■ **Instructions for the task**:
Copy the data below exactly, omitting any picture it contains.

■ **Task input**:
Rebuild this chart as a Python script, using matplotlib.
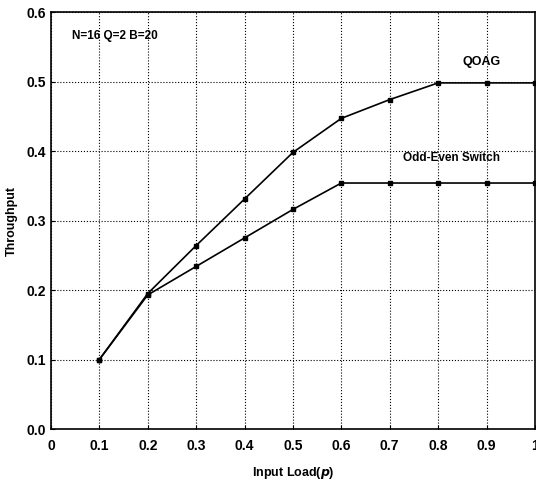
import matplotlib
matplotlib.use("Agg")
import matplotlib.pyplot as plt

x = [0.1, 0.2, 0.3, 0.4, 0.5, 0.6, 0.7, 0.8, 0.9, 1.0]
qoag = [0.100, 0.195, 0.264, 0.331, 0.398, 0.447, 0.474, 0.498, 0.498, 0.498]
oddeven = [0.100, 0.193, 0.234, 0.275, 0.316, 0.354, 0.354, 0.354, 0.354, 0.354]
xticks = [0, 0.1, 0.2, 0.3, 0.4, 0.5, 0.6, 0.7, 0.8, 0.9, 1.0]
xticklabels = ["0", "0.1", "0.2", "0.3", "0.4", "0.5", "0.6", "0.7", "0.8", "0.9", "1"]
yticks = [0.0, 0.1, 0.2, 0.3, 0.4, 0.5, 0.6]
yticklabels = ["0.0", "0.1", "0.2", "0.3", "0.4", "0.5", "0.6"]

plt.rcParams['font.family'] = ['Liberation Sans', 'DejaVu Sans']
plt.rcParams['font.weight'] = 'bold'

fig = plt.figure(figsize=(5.36, 4.8), dpi=100)
ax = fig.add_axes([0.095, 0.106, 0.903, 0.869])

ax.plot(x, qoag, color='black', lw=1.2, marker='s', ms=3.5)
ax.plot(x, oddeven, color='black', lw=1.2, marker='s', ms=3)

ax.set_xlim(0, 1)
ax.set_ylim(0, 0.6)
ax.set_xticks(xticks)
ax.set_xticklabels(xticklabels, fontsize=10, fontweight='bold')
ax.set_yticks(yticks)
ax.set_yticklabels(yticklabels, fontsize=10, fontweight='bold')
ax.tick_params(direction='in', length=3, width=0.8)
ax.tick_params(axis='x', pad=7)
ax.grid(True, color='black', linestyle=':', linewidth=0.8)
for s in ax.spines.values():
    s.set_linewidth(1.2)

ax.set_xlabel(r"Input Load($\mathit{p}$)", fontsize=9, fontweight='bold', labelpad=9)
ax.set_ylabel("Throughput", fontsize=9, fontweight='bold', labelpad=6)

ax.text(0.043, 0.565, "N=16 Q=2 B=20", fontsize=8.5, fontweight='bold', va='center', ha='left')
ax.text(0.89, 0.528, "QOAG", fontsize=9, fontweight='bold', va='center', ha='center')
ax.text(0.827, 0.39, "Odd-Even Switch", fontsize=8.5, fontweight='bold', va='center', ha='center')

fig.savefig("out.png", dpi=100)
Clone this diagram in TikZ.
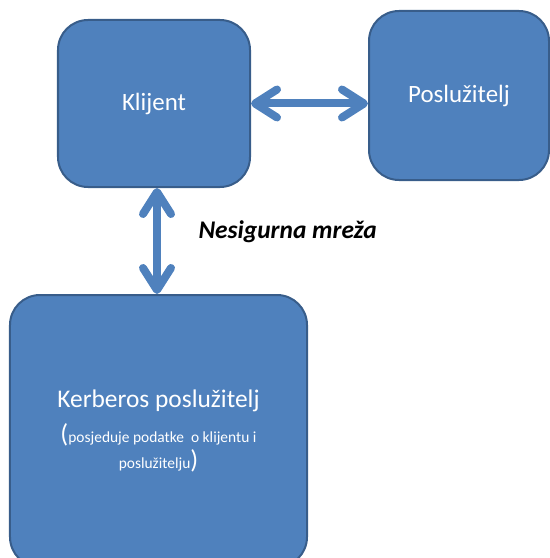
\documentclass[tikz,border=0pt]{standalone}
\usepackage{fontspec}
\setmainfont{Carlito}
\usepackage{xcolor}
\usetikzlibrary{arrows.meta}
\definecolor{boxblue}{HTML}{4F81BD}
\definecolor{boxedge}{HTML}{385D8A}
\begin{document}
\begin{tikzpicture}[
  x=1bp,y=-1bp,
  font=\fontsize{25}{30}\selectfont,
  box/.style={draw=boxedge,line width=2bp,fill=boxblue,rounded corners=30bp,
    text=white,align=center,inner sep=0pt},
  link/.style={draw=boxblue,line width=8bp,
    {Straight Barb[round,length=22bp,width=28bp]}-{Straight Barb[round,length=22bp,width=28bp]}}
]
\clip (0,0) rectangle (550,558);
\node[box,minimum width=192bp,minimum height=167bp] (klijent) at (154,103.5) {Klijent};
\node[box,minimum width=180bp,minimum height=169bp] (posluzitelj) at (459,95.5) {Poslužitelj};
\node[box,minimum width=297bp,minimum height=272bp,font=\fontsize{25.5}{35}\selectfont] (kerberos) at (158.5,431)
  {Kerberos poslužitelj\\
   {\fontsize{26}{35}\selectfont(}{\fontsize{15.5}{35}\selectfont posjeduje podatke\ \ o klijentu i}\\[-9bp]
   {\fontsize{15.5}{35}\selectfont poslužitelju}{\fontsize{26}{35}\selectfont)}};
\draw[link] (klijent.east) -- (posluzitelj.west |- klijent.east);
\draw[link] (klijent.south -| 157,0) -- (kerberos.north -| 157,0);
\node[font=\fontsize{25.5}{30}\selectfont\bfseries\itshape,anchor=west] (mreza) at (195,232) {Nesigurna mreža};
\end{tikzpicture}
\end{document}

■ **Solution to the problem**:
Rebuild this chart as a Python script, using matplotlib.
import matplotlib
matplotlib.use("Agg")
import matplotlib.pyplot as plt

x = [0.1, 0.2, 0.3, 0.4, 0.5, 0.6, 0.7, 0.8, 0.9, 1.0]
qoag = [0.100, 0.195, 0.264, 0.331, 0.398, 0.447, 0.474, 0.498, 0.498, 0.498]
oddeven = [0.100, 0.193, 0.234, 0.275, 0.316, 0.354, 0.354, 0.354, 0.354, 0.354]
xticks = [0, 0.1, 0.2, 0.3, 0.4, 0.5, 0.6, 0.7, 0.8, 0.9, 1.0]
xticklabels = ["0", "0.1", "0.2", "0.3", "0.4", "0.5", "0.6", "0.7", "0.8", "0.9", "1"]
yticks = [0.0, 0.1, 0.2, 0.3, 0.4, 0.5, 0.6]
yticklabels = ["0.0", "0.1", "0.2", "0.3", "0.4", "0.5", "0.6"]

plt.rcParams['font.family'] = ['Liberation Sans', 'DejaVu Sans']
plt.rcParams['font.weight'] = 'bold'

fig = plt.figure(figsize=(5.36, 4.8), dpi=100)
ax = fig.add_axes([0.095, 0.106, 0.903, 0.869])

ax.plot(x, qoag, color='black', lw=1.2, marker='s', ms=3.5)
ax.plot(x, oddeven, color='black', lw=1.2, marker='s', ms=3)

ax.set_xlim(0, 1)
ax.set_ylim(0, 0.6)
ax.set_xticks(xticks)
ax.set_xticklabels(xticklabels, fontsize=10, fontweight='bold')
ax.set_yticks(yticks)
ax.set_yticklabels(yticklabels, fontsize=10, fontweight='bold')
ax.tick_params(direction='in', length=3, width=0.8)
ax.tick_params(axis='x', pad=7)
ax.grid(True, color='black', linestyle=':', linewidth=0.8)
for s in ax.spines.values():
    s.set_linewidth(1.2)

ax.set_xlabel(r"Input Load($\mathit{p}$)", fontsize=9, fontweight='bold', labelpad=9)
ax.set_ylabel("Throughput", fontsize=9, fontweight='bold', labelpad=6)

ax.text(0.043, 0.565, "N=16 Q=2 B=20", fontsize=8.5, fontweight='bold', va='center', ha='left')
ax.text(0.89, 0.528, "QOAG", fontsize=9, fontweight='bold', va='center', ha='center')
ax.text(0.827, 0.39, "Odd-Even Switch", fontsize=8.5, fontweight='bold', va='center', ha='center')

fig.savefig("out.png", dpi=100)
Clone this diagram in TikZ.
\documentclass[tikz,border=0pt]{standalone}
\usepackage{fontspec}
\setmainfont{Carlito}
\usepackage{xcolor}
\usetikzlibrary{arrows.meta}
\definecolor{boxblue}{HTML}{4F81BD}
\definecolor{boxedge}{HTML}{385D8A}
\begin{document}
\begin{tikzpicture}[
  x=1bp,y=-1bp,
  font=\fontsize{25}{30}\selectfont,
  box/.style={draw=boxedge,line width=2bp,fill=boxblue,rounded corners=30bp,
    text=white,align=center,inner sep=0pt},
  link/.style={draw=boxblue,line width=8bp,
    {Straight Barb[round,length=22bp,width=28bp]}-{Straight Barb[round,length=22bp,width=28bp]}}
]
\clip (0,0) rectangle (550,558);
\node[box,minimum width=192bp,minimum height=167bp] (klijent) at (154,103.5) {Klijent};
\node[box,minimum width=180bp,minimum height=169bp] (posluzitelj) at (459,95.5) {Poslužitelj};
\node[box,minimum width=297bp,minimum height=272bp,font=\fontsize{25.5}{35}\selectfont] (kerberos) at (158.5,431)
  {Kerberos poslužitelj\\
   {\fontsize{26}{35}\selectfont(}{\fontsize{15.5}{35}\selectfont posjeduje podatke\ \ o klijentu i}\\[-9bp]
   {\fontsize{15.5}{35}\selectfont poslužitelju}{\fontsize{26}{35}\selectfont)}};
\draw[link] (klijent.east) -- (posluzitelj.west |- klijent.east);
\draw[link] (klijent.south -| 157,0) -- (kerberos.north -| 157,0);
\node[font=\fontsize{25.5}{30}\selectfont\bfseries\itshape,anchor=west] (mreza) at (195,232) {Nesigurna mreža};
\end{tikzpicture}
\end{document}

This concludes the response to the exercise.